▶ [GIVEN EXERCISE]: Write the material out again in full, word for word. Do not include the pictures.

▶ [SUPPLIED MATERIAL]:
********************

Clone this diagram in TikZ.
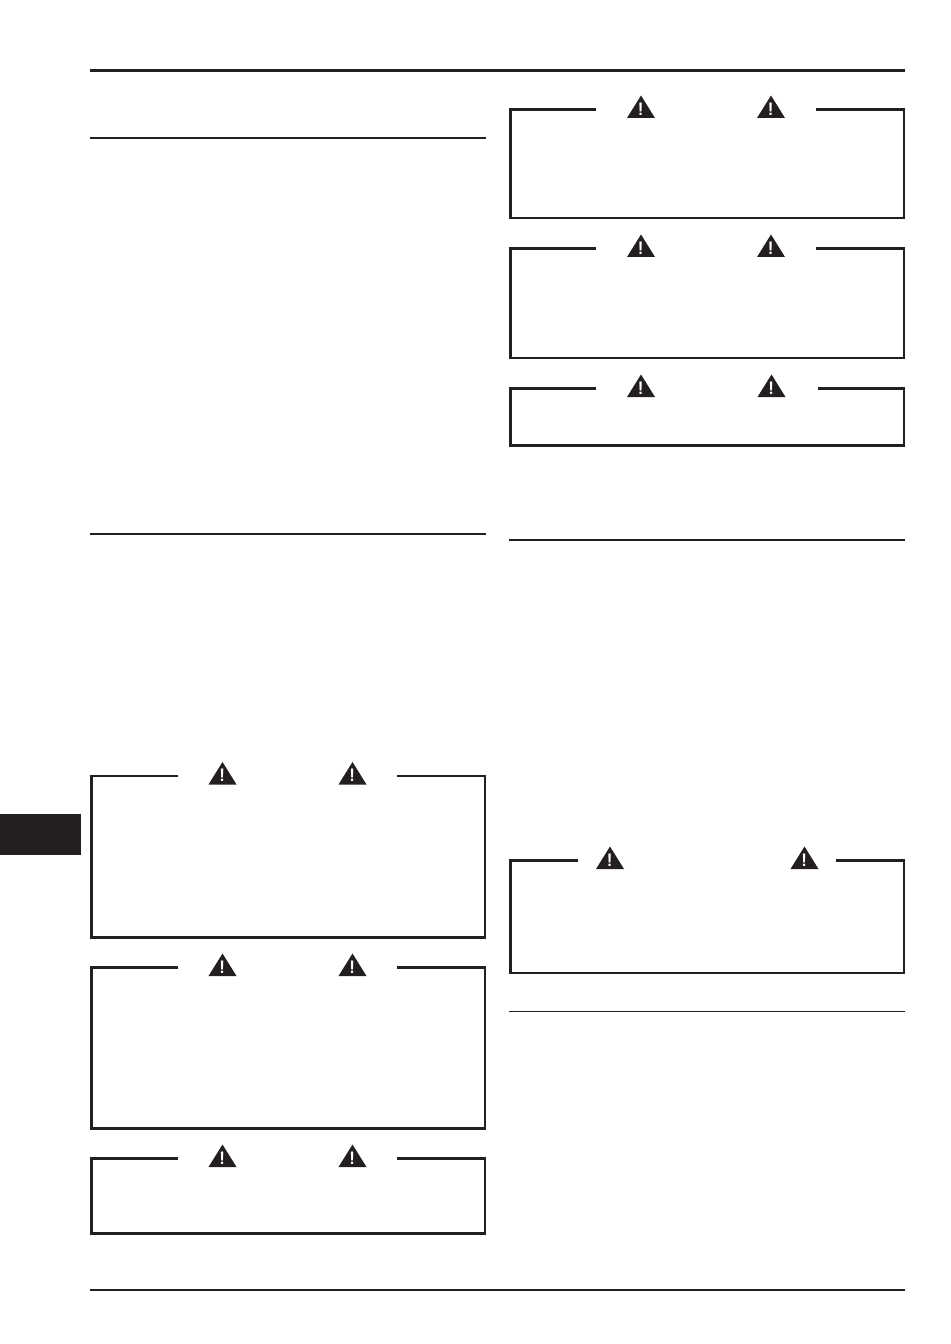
\documentclass[tikz,border=0pt]{standalone}
\definecolor{inkblack}{HTML}{231F20}
\tikzset{
	boxline/.style={draw=inkblack, line width=1.6pt, line cap=butt, miter limit=10},
	rule/.style={draw=inkblack, line width=1.5pt},
	warnmark/.style={text=white, font=\sffamily\bfseries\fontsize{13.5}{14}\selectfont, inner sep=0pt},
}
% x1, x2, top, bottom, gap left, gap right, left sign, right sign
\newcommand{\warnbox}[8]{
	\draw [boxline] (#5,#3) -- (#1,#3) -- (#1,#4) -- (#2,#4) -- (#2,#3) -- (#6,#3);
	\warnsign{#7}{#3}
	\warnsign{#8}{#3}
}
\newcommand{\warnsign}[2]{
	\fill [inkblack] (#1,#2-14) -- (#1+14,#2+8.5) -- (#1-14,#2+8.5) -- cycle;
	\node [warnmark] at (#1-0.3,#2-0.5) {!};
}
\begin{document}
\begin{tikzpicture}[x=0.75pt, y=-0.75pt]
	\useasboundingbox (0,0) rectangle (950,1344);
	%page rules
	\draw [rule, line width=2.25pt] (90,70.5) -- (905,70.5);
	\draw [rule] (90,138) -- (486,138);
	\draw [rule] (90,534) -- (486,534);
	\draw [rule] (509,540) -- (905,540);
	\draw [rule, line width=1pt] (509,1011.5) -- (905,1011.5);
	\draw [rule] (90,1290) -- (905,1290);
	%thumb tab
	\fill [inkblack] (0,814) rectangle (81,855);
	%left column
	\warnbox{91.5}{485}{776}{937.5}{178}{397}{222.5}{352.5}
	\warnbox{91.5}{485}{967.5}{1128.5}{178}{397}{222.5}{352.5}
	\warnbox{91.5}{485}{1158.5}{1233.5}{178}{397}{222.5}{352.5}
	%right column
	\warnbox{510.5}{904}{109.5}{218}{596}{816}{641}{771}
	\warnbox{510.5}{904}{248.5}{358}{596}{816}{641}{771}
	\warnbox{510.5}{904}{388.5}{445.5}{596}{818}{641}{771.5}
	\warnbox{510.5}{904}{860.5}{973}{578}{836}{610}{804.5}
\end{tikzpicture}
\end{document}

********************

▶ [SOLUTION FOR THIS EXERCISE]:
Clone this diagram in TikZ.
\documentclass[tikz,border=0pt]{standalone}
\definecolor{inkblack}{HTML}{231F20}
\tikzset{
	boxline/.style={draw=inkblack, line width=1.6pt, line cap=butt, miter limit=10},
	rule/.style={draw=inkblack, line width=1.5pt},
	warnmark/.style={text=white, font=\sffamily\bfseries\fontsize{13.5}{14}\selectfont, inner sep=0pt},
}
% x1, x2, top, bottom, gap left, gap right, left sign, right sign
\newcommand{\warnbox}[8]{
	\draw [boxline] (#5,#3) -- (#1,#3) -- (#1,#4) -- (#2,#4) -- (#2,#3) -- (#6,#3);
	\warnsign{#7}{#3}
	\warnsign{#8}{#3}
}
\newcommand{\warnsign}[2]{
	\fill [inkblack] (#1,#2-14) -- (#1+14,#2+8.5) -- (#1-14,#2+8.5) -- cycle;
	\node [warnmark] at (#1-0.3,#2-0.5) {!};
}
\begin{document}
\begin{tikzpicture}[x=0.75pt, y=-0.75pt]
	\useasboundingbox (0,0) rectangle (950,1344);
	%page rules
	\draw [rule, line width=2.25pt] (90,70.5) -- (905,70.5);
	\draw [rule] (90,138) -- (486,138);
	\draw [rule] (90,534) -- (486,534);
	\draw [rule] (509,540) -- (905,540);
	\draw [rule, line width=1pt] (509,1011.5) -- (905,1011.5);
	\draw [rule] (90,1290) -- (905,1290);
	%thumb tab
	\fill [inkblack] (0,814) rectangle (81,855);
	%left column
	\warnbox{91.5}{485}{776}{937.5}{178}{397}{222.5}{352.5}
	\warnbox{91.5}{485}{967.5}{1128.5}{178}{397}{222.5}{352.5}
	\warnbox{91.5}{485}{1158.5}{1233.5}{178}{397}{222.5}{352.5}
	%right column
	\warnbox{510.5}{904}{109.5}{218}{596}{816}{641}{771}
	\warnbox{510.5}{904}{248.5}{358}{596}{816}{641}{771}
	\warnbox{510.5}{904}{388.5}{445.5}{596}{818}{641}{771.5}
	\warnbox{510.5}{904}{860.5}{973}{578}{836}{610}{804.5}
\end{tikzpicture}
\end{document}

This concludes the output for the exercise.